Provided material
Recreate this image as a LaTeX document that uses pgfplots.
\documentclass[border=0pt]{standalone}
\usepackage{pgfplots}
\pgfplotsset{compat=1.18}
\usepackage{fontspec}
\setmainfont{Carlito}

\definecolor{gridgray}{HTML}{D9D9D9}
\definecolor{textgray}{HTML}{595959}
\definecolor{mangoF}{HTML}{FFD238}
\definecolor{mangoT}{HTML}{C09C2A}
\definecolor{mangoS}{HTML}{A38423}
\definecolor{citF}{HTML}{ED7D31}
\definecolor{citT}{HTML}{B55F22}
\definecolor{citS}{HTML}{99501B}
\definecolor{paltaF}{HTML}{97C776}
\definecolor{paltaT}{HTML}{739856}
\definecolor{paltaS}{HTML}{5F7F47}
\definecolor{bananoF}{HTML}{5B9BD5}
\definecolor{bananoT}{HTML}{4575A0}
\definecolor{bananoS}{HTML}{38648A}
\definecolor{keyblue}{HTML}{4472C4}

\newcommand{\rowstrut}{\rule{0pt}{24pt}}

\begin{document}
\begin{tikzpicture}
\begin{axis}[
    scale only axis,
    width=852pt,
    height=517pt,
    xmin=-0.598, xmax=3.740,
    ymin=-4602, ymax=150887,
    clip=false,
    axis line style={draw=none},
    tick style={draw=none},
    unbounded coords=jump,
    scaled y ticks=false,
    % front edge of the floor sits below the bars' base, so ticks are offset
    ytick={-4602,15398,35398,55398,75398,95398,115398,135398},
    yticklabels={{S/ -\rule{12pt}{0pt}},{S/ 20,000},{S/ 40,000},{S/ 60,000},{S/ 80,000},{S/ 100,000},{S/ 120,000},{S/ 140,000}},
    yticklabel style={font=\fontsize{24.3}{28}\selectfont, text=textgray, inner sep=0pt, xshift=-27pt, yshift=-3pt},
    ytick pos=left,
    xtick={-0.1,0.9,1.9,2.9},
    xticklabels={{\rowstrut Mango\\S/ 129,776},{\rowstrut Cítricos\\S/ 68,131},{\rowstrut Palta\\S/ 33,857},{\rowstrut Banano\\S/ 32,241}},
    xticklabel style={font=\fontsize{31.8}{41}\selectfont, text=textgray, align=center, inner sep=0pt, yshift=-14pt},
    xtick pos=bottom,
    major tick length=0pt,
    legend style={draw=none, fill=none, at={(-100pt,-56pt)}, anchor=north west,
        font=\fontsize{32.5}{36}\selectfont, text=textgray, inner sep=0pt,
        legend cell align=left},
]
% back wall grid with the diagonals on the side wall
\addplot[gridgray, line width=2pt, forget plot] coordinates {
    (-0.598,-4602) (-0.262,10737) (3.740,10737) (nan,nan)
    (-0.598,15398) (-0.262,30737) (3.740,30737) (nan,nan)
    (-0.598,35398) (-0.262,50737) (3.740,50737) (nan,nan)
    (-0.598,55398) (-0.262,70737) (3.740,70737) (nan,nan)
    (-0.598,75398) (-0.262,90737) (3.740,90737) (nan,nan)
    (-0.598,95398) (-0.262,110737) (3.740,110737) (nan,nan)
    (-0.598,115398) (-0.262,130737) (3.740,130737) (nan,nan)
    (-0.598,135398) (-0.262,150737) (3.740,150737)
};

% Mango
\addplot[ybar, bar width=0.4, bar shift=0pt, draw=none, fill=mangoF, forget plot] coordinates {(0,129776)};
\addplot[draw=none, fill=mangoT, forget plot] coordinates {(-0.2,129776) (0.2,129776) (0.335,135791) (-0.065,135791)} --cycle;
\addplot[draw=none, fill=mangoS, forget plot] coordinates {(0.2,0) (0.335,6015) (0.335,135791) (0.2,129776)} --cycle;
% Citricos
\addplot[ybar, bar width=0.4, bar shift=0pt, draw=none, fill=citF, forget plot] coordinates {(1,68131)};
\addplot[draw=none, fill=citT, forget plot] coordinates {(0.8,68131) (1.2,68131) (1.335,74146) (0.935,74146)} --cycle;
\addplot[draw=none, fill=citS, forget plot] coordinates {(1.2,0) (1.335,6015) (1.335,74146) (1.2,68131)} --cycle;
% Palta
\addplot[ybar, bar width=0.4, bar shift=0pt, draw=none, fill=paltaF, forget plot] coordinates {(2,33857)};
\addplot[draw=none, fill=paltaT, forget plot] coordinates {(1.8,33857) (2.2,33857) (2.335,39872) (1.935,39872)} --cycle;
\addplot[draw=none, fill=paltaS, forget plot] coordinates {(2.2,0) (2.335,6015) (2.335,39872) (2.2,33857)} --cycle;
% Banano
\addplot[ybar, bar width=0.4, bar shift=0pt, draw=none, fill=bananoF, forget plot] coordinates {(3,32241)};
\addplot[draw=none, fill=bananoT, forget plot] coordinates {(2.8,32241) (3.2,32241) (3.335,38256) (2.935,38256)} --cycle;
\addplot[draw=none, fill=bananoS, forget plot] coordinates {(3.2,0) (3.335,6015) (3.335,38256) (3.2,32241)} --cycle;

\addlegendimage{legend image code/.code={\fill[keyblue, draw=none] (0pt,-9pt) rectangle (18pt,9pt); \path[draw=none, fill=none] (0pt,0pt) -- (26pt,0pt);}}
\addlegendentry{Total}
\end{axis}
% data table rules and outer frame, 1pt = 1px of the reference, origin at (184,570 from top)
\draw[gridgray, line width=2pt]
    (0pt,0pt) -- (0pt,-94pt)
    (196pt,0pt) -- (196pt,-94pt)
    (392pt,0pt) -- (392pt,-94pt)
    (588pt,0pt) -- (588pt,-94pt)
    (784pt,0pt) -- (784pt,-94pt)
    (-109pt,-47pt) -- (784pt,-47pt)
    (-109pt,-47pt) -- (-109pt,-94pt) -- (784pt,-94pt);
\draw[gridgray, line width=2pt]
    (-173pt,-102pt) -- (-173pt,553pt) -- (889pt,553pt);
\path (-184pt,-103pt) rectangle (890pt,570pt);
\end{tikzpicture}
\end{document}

What you should do
Make an exact copy of the listing, including every line.

Exercise output
Recreate this image as a LaTeX document that uses pgfplots.
\documentclass[border=0pt]{standalone}
\usepackage{pgfplots}
\pgfplotsset{compat=1.18}
\usepackage{fontspec}
\setmainfont{Carlito}

\definecolor{gridgray}{HTML}{D9D9D9}
\definecolor{textgray}{HTML}{595959}
\definecolor{mangoF}{HTML}{FFD238}
\definecolor{mangoT}{HTML}{C09C2A}
\definecolor{mangoS}{HTML}{A38423}
\definecolor{citF}{HTML}{ED7D31}
\definecolor{citT}{HTML}{B55F22}
\definecolor{citS}{HTML}{99501B}
\definecolor{paltaF}{HTML}{97C776}
\definecolor{paltaT}{HTML}{739856}
\definecolor{paltaS}{HTML}{5F7F47}
\definecolor{bananoF}{HTML}{5B9BD5}
\definecolor{bananoT}{HTML}{4575A0}
\definecolor{bananoS}{HTML}{38648A}
\definecolor{keyblue}{HTML}{4472C4}

\newcommand{\rowstrut}{\rule{0pt}{24pt}}

\begin{document}
\begin{tikzpicture}
\begin{axis}[
    scale only axis,
    width=852pt,
    height=517pt,
    xmin=-0.598, xmax=3.740,
    ymin=-4602, ymax=150887,
    clip=false,
    axis line style={draw=none},
    tick style={draw=none},
    unbounded coords=jump,
    scaled y ticks=false,
    % front edge of the floor sits below the bars' base, so ticks are offset
    ytick={-4602,15398,35398,55398,75398,95398,115398,135398},
    yticklabels={{S/ -\rule{12pt}{0pt}},{S/ 20,000},{S/ 40,000},{S/ 60,000},{S/ 80,000},{S/ 100,000},{S/ 120,000},{S/ 140,000}},
    yticklabel style={font=\fontsize{24.3}{28}\selectfont, text=textgray, inner sep=0pt, xshift=-27pt, yshift=-3pt},
    ytick pos=left,
    xtick={-0.1,0.9,1.9,2.9},
    xticklabels={{\rowstrut Mango\\S/ 129,776},{\rowstrut Cítricos\\S/ 68,131},{\rowstrut Palta\\S/ 33,857},{\rowstrut Banano\\S/ 32,241}},
    xticklabel style={font=\fontsize{31.8}{41}\selectfont, text=textgray, align=center, inner sep=0pt, yshift=-14pt},
    xtick pos=bottom,
    major tick length=0pt,
    legend style={draw=none, fill=none, at={(-100pt,-56pt)}, anchor=north west,
        font=\fontsize{32.5}{36}\selectfont, text=textgray, inner sep=0pt,
        legend cell align=left},
]
% back wall grid with the diagonals on the side wall
\addplot[gridgray, line width=2pt, forget plot] coordinates {
    (-0.598,-4602) (-0.262,10737) (3.740,10737) (nan,nan)
    (-0.598,15398) (-0.262,30737) (3.740,30737) (nan,nan)
    (-0.598,35398) (-0.262,50737) (3.740,50737) (nan,nan)
    (-0.598,55398) (-0.262,70737) (3.740,70737) (nan,nan)
    (-0.598,75398) (-0.262,90737) (3.740,90737) (nan,nan)
    (-0.598,95398) (-0.262,110737) (3.740,110737) (nan,nan)
    (-0.598,115398) (-0.262,130737) (3.740,130737) (nan,nan)
    (-0.598,135398) (-0.262,150737) (3.740,150737)
};

% Mango
\addplot[ybar, bar width=0.4, bar shift=0pt, draw=none, fill=mangoF, forget plot] coordinates {(0,129776)};
\addplot[draw=none, fill=mangoT, forget plot] coordinates {(-0.2,129776) (0.2,129776) (0.335,135791) (-0.065,135791)} --cycle;
\addplot[draw=none, fill=mangoS, forget plot] coordinates {(0.2,0) (0.335,6015) (0.335,135791) (0.2,129776)} --cycle;
% Citricos
\addplot[ybar, bar width=0.4, bar shift=0pt, draw=none, fill=citF, forget plot] coordinates {(1,68131)};
\addplot[draw=none, fill=citT, forget plot] coordinates {(0.8,68131) (1.2,68131) (1.335,74146) (0.935,74146)} --cycle;
\addplot[draw=none, fill=citS, forget plot] coordinates {(1.2,0) (1.335,6015) (1.335,74146) (1.2,68131)} --cycle;
% Palta
\addplot[ybar, bar width=0.4, bar shift=0pt, draw=none, fill=paltaF, forget plot] coordinates {(2,33857)};
\addplot[draw=none, fill=paltaT, forget plot] coordinates {(1.8,33857) (2.2,33857) (2.335,39872) (1.935,39872)} --cycle;
\addplot[draw=none, fill=paltaS, forget plot] coordinates {(2.2,0) (2.335,6015) (2.335,39872) (2.2,33857)} --cycle;
% Banano
\addplot[ybar, bar width=0.4, bar shift=0pt, draw=none, fill=bananoF, forget plot] coordinates {(3,32241)};
\addplot[draw=none, fill=bananoT, forget plot] coordinates {(2.8,32241) (3.2,32241) (3.335,38256) (2.935,38256)} --cycle;
\addplot[draw=none, fill=bananoS, forget plot] coordinates {(3.2,0) (3.335,6015) (3.335,38256) (3.2,32241)} --cycle;

\addlegendimage{legend image code/.code={\fill[keyblue, draw=none] (0pt,-9pt) rectangle (18pt,9pt); \path[draw=none, fill=none] (0pt,0pt) -- (26pt,0pt);}}
\addlegendentry{Total}
\end{axis}
% data table rules and outer frame, 1pt = 1px of the reference, origin at (184,570 from top)
\draw[gridgray, line width=2pt]
    (0pt,0pt) -- (0pt,-94pt)
    (196pt,0pt) -- (196pt,-94pt)
    (392pt,0pt) -- (392pt,-94pt)
    (588pt,0pt) -- (588pt,-94pt)
    (784pt,0pt) -- (784pt,-94pt)
    (-109pt,-47pt) -- (784pt,-47pt)
    (-109pt,-47pt) -- (-109pt,-94pt) -- (784pt,-94pt);
\draw[gridgray, line width=2pt]
    (-173pt,-102pt) -- (-173pt,553pt) -- (889pt,553pt);
\path (-184pt,-103pt) rectangle (890pt,570pt);
\end{tikzpicture}
\end{document}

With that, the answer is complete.